Hatten Sie auch Kontakt zu den dortigen Behörden?
Ich traf die Bürgermeister von Minamisooma und von Iitate. Das ist ein Dorf außerhalb des Sperrgebiets, wo die Strahlung über dem Normalwert liegt. Diese beiden wussten aus erster Hand, was es für alte Menschen, für die heimische Wirtschaft, für Schüler bedeutet, mit der Situation zurechtzukommen. Alte Menschen hatten Angst; Evakuierung kann für sie Tod bedeuten. Kleine Kinder leiden an Bettnässen, größere am Gefühl der Unsicherheit. Bei Erwachsenen sind es Depression und Alkoholismus, auch Selbstmord.
Derartige Folgen kennt man von Tschernobyl.
Ja, all das passierte auch in Tschernobyl. All das wurde in den internationalen Berichten veröffentlicht. Niemand hat daraus gelernt. Die derzeit herrschende Kultur atomarer Sicherheit ist grundsätzlich falsch. Sie war falsch in Tschernobyl, und die Fehler wurden in Fukushima wiederholt – mit tragischen Folgen für die Menschen und die Wirtschaft Japans.
Es gibt ein bekanntes Kippbild – die Rubinsche Vase. Auf den ersten Blick sieht man eine gezeichnete Vase; schaut man länger, klappt das Bild um und man sieht zwei Gesichter im Profil. Wenn man sich nun den Reaktorunfall von Fukushima genauer anschaut, sieht man keine Katastrophe mehr, sondern einen Beleg dafür, dass die Nutzung der Kernenergie, selbst wenn vieles falsch läuft, im Grunde nicht gefährlicher ist als viele andere Technologien, die wir nutzen.

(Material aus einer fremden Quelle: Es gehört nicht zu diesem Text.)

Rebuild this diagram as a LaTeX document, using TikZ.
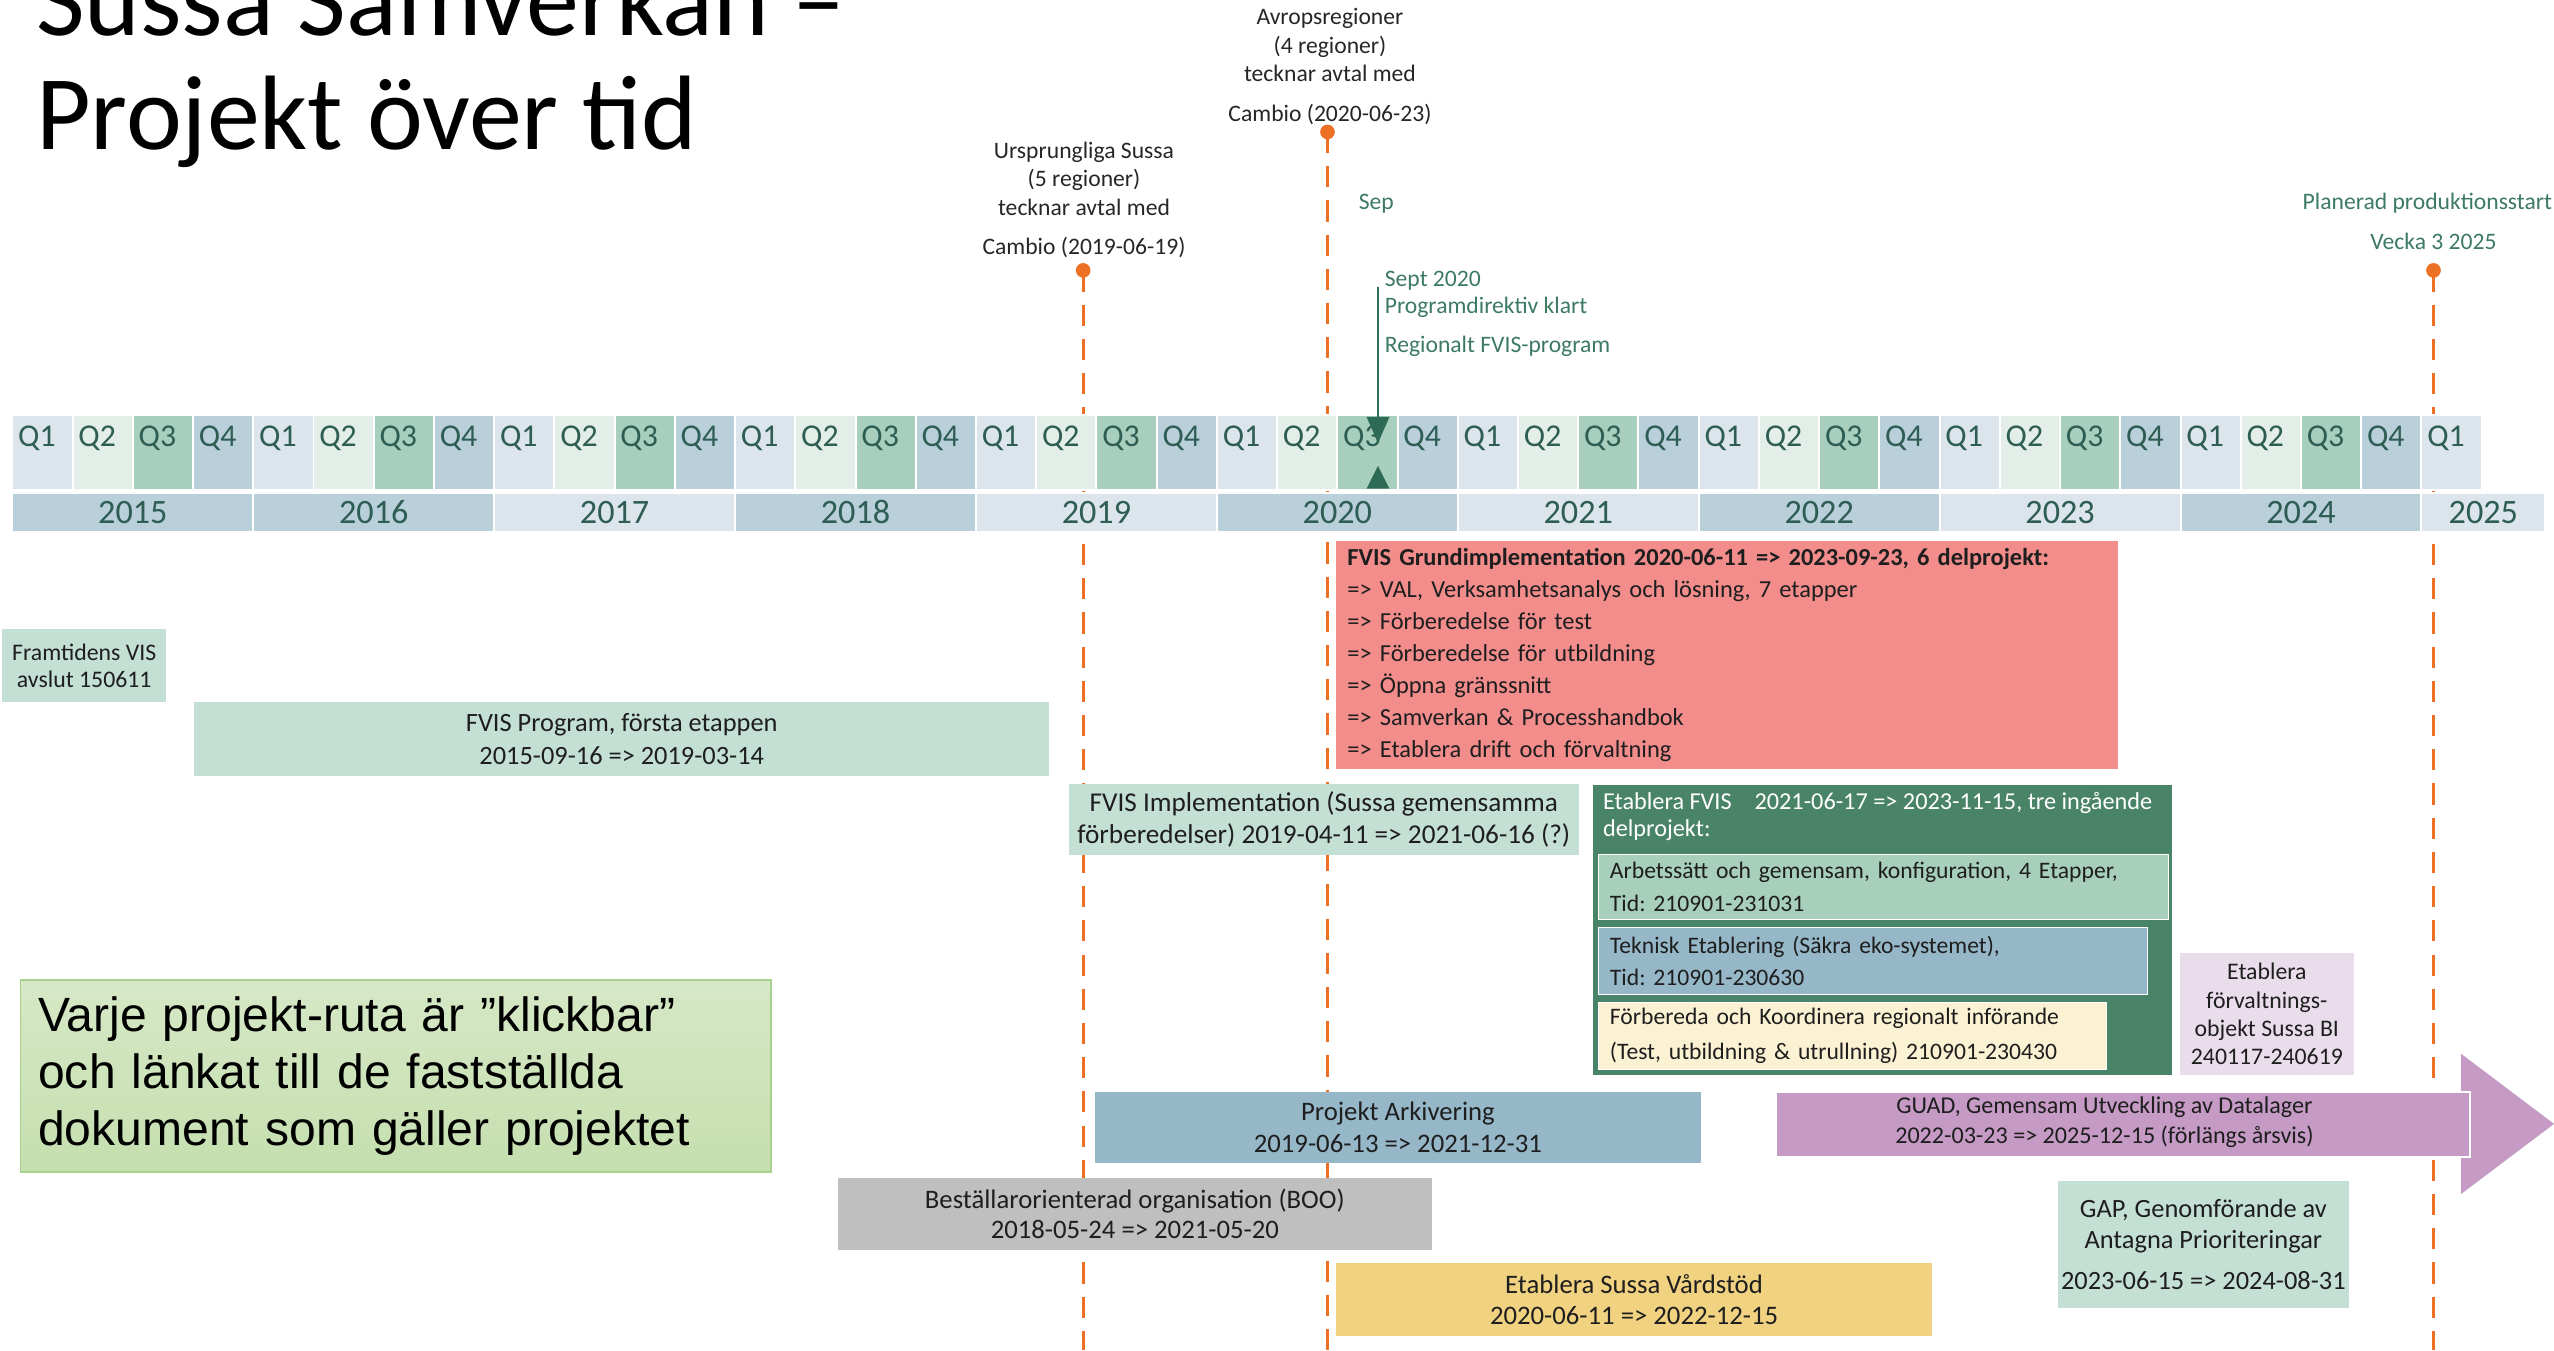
\documentclass[tikz,border=0pt]{standalone}
\usepackage{fontspec}
\setmainfont{Carlito}
\newfontfamily\arialf{Liberation Sans}
\newcommand\fsz[2]{\fontsize{#1}{#2}\selectfont}
\frenchspacing
\definecolor{qA}{HTML}{DBE5EB}
\definecolor{qB}{HTML}{E2EEE7}
\definecolor{qC}{HTML}{A8CFBD}
\definecolor{qD}{HTML}{B9CFDA}
\definecolor{tl}{HTML}{2E5D53}
\definecolor{ora}{HTML}{EC7124}
\definecolor{mgreen}{HTML}{3D7A62}
\definecolor{dgreen}{HTML}{2E6B57}
\definecolor{lgreen}{HTML}{C4DFD3}
\definecolor{salmon}{HTML}{F28D8C}
\definecolor{egreen}{HTML}{4A8468}
\definecolor{subA}{HTML}{A7CFBC}
\definecolor{subB}{HTML}{95B7C8}
\definecolor{subC}{HTML}{FBF1D3}
\definecolor{lav}{HTML}{E9DDEB}
\definecolor{arkiv}{HTML}{96B7C8}
\definecolor{guadc}{HTML}{C59AC5}
\definecolor{booc}{HTML}{BFBFBF}
\definecolor{vard}{HTML}{F0D281}
\definecolor{noteT}{HTML}{D6E8C6}
\definecolor{noteB}{HTML}{C5DFAF}
\definecolor{noteD}{HTML}{A8D18D}
\definecolor{txt}{HTML}{1E1E1E}
\definecolor{ltxt}{HTML}{262626}
\begin{document}
\begin{tikzpicture}[x=1pt,y=-1pt,
  qcell/.style={draw=white,line width=1.2pt,anchor=north west,inner sep=0pt,minimum width=36.97pt,minimum height=46pt},
  ycell/.style={draw=white,line width=1.2pt,anchor=north west,inner sep=0pt,minimum height=24pt,text=tl,font=\fsz{21}{24}},
  qtxt/.style={anchor=west,inner sep=0pt,text=tl,font=\fsz{19.5}{22}},
  lbl/.style={inner sep=0pt,align=center,text=ltxt,font=\fsz{14.5}{17.5}},
  glbl/.style={inner sep=0pt,text=mgreen,font=\fsz{14.5}{17}},
  mdot/.style={circle,fill=ora,inner sep=0pt,minimum size=9pt},
  odash/.style={draw=ora,line width=1.8pt,dash pattern=on 13pt off 8pt},
  pbox/.style={anchor=north west,inner sep=0pt,align=center,text=txt},
  subbox/.style={anchor=north west,draw=white,line width=0.8pt,inner xsep=7pt,inner ysep=0pt,align=left,text=txt,font=\fsz{14.5}{20}},
]
\useasboundingbox (0,0) rectangle (1568,829);

% title
\node[anchor=base west,inner sep=0pt,font=\fsz{65}{70}] (t1) at (22,22) {Sussa Samverkan –};
\node[anchor=base west,inner sep=0pt,font=\fsz{65}{70}] (t2) at (22,92) {Projekt över tid};

% milestone lines (behind everything)
\node[mdot] (d1) at (665,166) {};
\node[mdot] (d2) at (815,81) {};
\node[mdot] (d3) at (1494,166) {};
\coordinate (d1e) at (665,829);
\coordinate (d2e) at (815,829);
\coordinate (d3e) at (1494,829);
\draw[odash] (d1.center) -- (d1e);
\draw[odash] (d2.center) -- (d2e);
\draw[odash] (d3.center) -- (d3e);

% quarter row
\foreach \i in {0,...,9}{
  \foreach \j/\col/\q in {0/qA/1,1/qB/2,2/qC/3,3/qD/4}{
    \node[qcell,fill=\col] (q\i-\j) at ({7+147.9*\i+36.97*\j},254) {};
    \node[qtxt] (qt\i-\j) at ({7+147.9*\i+36.97*\j+4},269) {Q\q};
  }
}
\node[qcell,fill=qA] (q10-0) at (1486,254) {};
\node[qtxt] (qt10-0) at (1490,269) {Q1};

% year row
\foreach \i/\yr/\col in {0/2015/qD,1/2016/qD,2/2017/qA,3/2018/qD,4/2019/qA,5/2020/qD,6/2021/qA,7/2022/qD,8/2023/qA,9/2024/qD}{
  \node[ycell,fill=\col,minimum width=147.9pt] (y\yr) at ({7+147.9*\i},302) {\yr};
}
\node[ycell,fill=qA,minimum width=76pt] (y2025) at (1486,302) {2025};

% green milestone
\coordinate (gtop) at (846,176);
\coordinate (gbot) at (846,258);
\draw[dgreen,line width=1pt] (gtop) -- (gbot);
\fill[dgreen] (839,256) -- (853,256) -- (846,272) -- cycle;
\fill[dgreen] (839,300) -- (853,300) -- (846,286) -- cycle;

% milestone labels
\node[lbl,anchor=south] (ursp) at (665.5,158.5) {Ursprungliga Sussa\\(5 regioner)\\tecknar avtal med\\[6.5pt]Cambio (2019-06-19)};
\node[lbl,anchor=south] (avrop) at (816.5,76.5) {Avropsregioner\\(4 regioner)\\tecknar avtal med\\[6.5pt]Cambio (2020-06-23)};
\node[glbl,anchor=west] (sep) at (834,125) {Sep};
\node[glbl,anchor=north west,align=left] (sept) at (850,166) {Sept 2020\\Programdirektiv klart\\[7pt]Regionalt FVIS-program};
\node[glbl,anchor=east] (plan) at (1567,125) {Planerad produktionsstart};
\node[glbl] (vecka) at (1494,148) {Vecka 3 2025};

% project boxes
\node[pbox,fill=lgreen,minimum width=101pt,minimum height=45pt,font=\fsz{14.6}{17}] (framt) at (1,386) {Framtidens VIS\\avslut 150611};
\node[pbox,fill=lgreen,minimum width=525pt,minimum height=45pt,font=\fsz{16.2}{20}] (fvisprog) at (119,431) {FVIS Program, första etappen\\2015-09-16 => 2019-03-14};
\node[pbox,fill=salmon,minimum height=140pt,text width=466pt,inner xsep=7pt,align=left,font=\fsz{15}{19.7}] (grund) at (820,332) {\textbf{FVIS Grundimplementation 2020-06-11 => 2023-09-23, 6 delprojekt:}\\=> VAL, Verksamhetsanalys och lösning, 7 etapper\\=> Förberedelse för test\\=> Förberedelse för utbildning\\=> Öppna gränssnitt\\=> Samverkan \& Processhandbok\\=> Etablera drift och förvaltning};
\node[pbox,fill=lgreen,minimum width=313pt,minimum height=44pt,font=\fsz{16.7}{20}] (fvisimpl) at (656,481) {FVIS Implementation (Sussa gemensamma\\förberedelser) 2019-04-11 => 2021-06-16 (?)};

\node[pbox,fill=egreen,minimum width=355pt,minimum height=178pt] (etab) at (978,482) {};
\node[anchor=north west,inner sep=0pt,align=left,text=white,font=\fsz{14.9}{17}] (etabh) at (984,486) {Etablera FVIS\hspace{14pt}2021-06-17 => 2023-11-15, tre ingående\\delprojekt:};
\node[subbox,fill=subA,minimum height=40pt,text width=336pt] (suba) at (981,524) {Arbetssätt och gemensam, konfiguration, 4 Etapper,\\Tid: 210901-231031};
\node[subbox,fill=subB,minimum height=41pt,text width=323pt] (subb) at (981,569) {Teknisk Etablering (Säkra eko-systemet),\\Tid: 210901-230630};
\node[subbox,fill=subC,minimum height=41pt,text width=298pt,font=\fsz{14.5}{21}] (subc) at (981,615) {Förbereda och Koordinera regionalt införande\\(Test, utbildning \& utrullning) 210901-230430};

\node[pbox,fill=lav,minimum width=107pt,minimum height=75pt,font=\fsz{14.6}{17.4}] (bi) at (1338,585) {Etablera\\förvaltnings-\\objekt Sussa BI\\240117-240619};

\node[pbox,fill=arkiv,minimum width=372pt,minimum height=44pt,font=\fsz{16.4}{20}] (arkiv) at (672,670) {Projekt Arkivering\\2019-06-13 => 2021-12-31};

\fill[guadc] (1511,647) -- (1568,690) -- (1511,733) -- cycle;
\node[anchor=north west,fill=guadc,draw=white,line width=1pt,minimum width=426pt,minimum height=40pt,inner sep=0pt] (guad) at (1090,670) {};
\node[inner sep=0pt,align=center,text=txt,font=\fsz{14.8}{18}] (guadt) at (1292,689) {GUAD, Gemensam Utveckling av Datalager\\2022-03-23 => 2025-12-15 (förlängs årsvis)};

\node[pbox,fill=booc,minimum width=365pt,minimum height=44pt,font=\fsz{16.4}{19}] (boo) at (514,723) {Beställarorienterad organisation (BOO)\\2018-05-24 => 2021-05-20};
\node[pbox,fill=vard,minimum width=366pt,minimum height=45pt,font=\fsz{16.4}{19}] (vard) at (820,775) {Etablera Sussa Vårdstöd\\2020-06-11 => 2022-12-15};
\node[pbox,fill=lgreen,minimum width=179pt,minimum height=78pt,font=\fsz{16.2}{19}] (gap) at (1263,725) {GAP, Genomförande av\\Antagna Prioriteringar\\[6pt]2023-06-15 => 2024-08-31};

% note
\node[anchor=north west,top color=noteT,bottom color=noteB,draw=noteD,line width=1pt,minimum width=461pt,minimum height=118pt,text width=439pt,inner xsep=11pt,inner ysep=0pt,align=left,font=\arialf\fsz{29.5}{35}] (note) at (12,601) {Varje projekt-ruta är ”klickbar”\\och länkat till de fastställda\\dokument som gäller projektet};
\end{tikzpicture}
\end{document}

Ja, ich stimme zu. Wir sollten unsere Augen reiben und genau hinschauen. Dann kippt das Bild. Ein schwerer Reaktorunfall setzt, ebenso wie der Bruch eines Staudamms, große Mengen an gespeicherter Energie frei. Aber selbst im schlimmsten vorstellbaren Fall, wie etwa Tschernobyl, wird die Zahl der Opfer gering bleiben. Wir sollten deshalb nach Fukushima die Welt nicht auf den Kopf stellen. Es gibt größere Probleme – soziale und ökonomische Stabilität, Klimawandel, Ernährung und Wasserversorgung. Die Japaner sollten ihre Kernkraftwerke genauso wenig abschalten wie die Deutschen.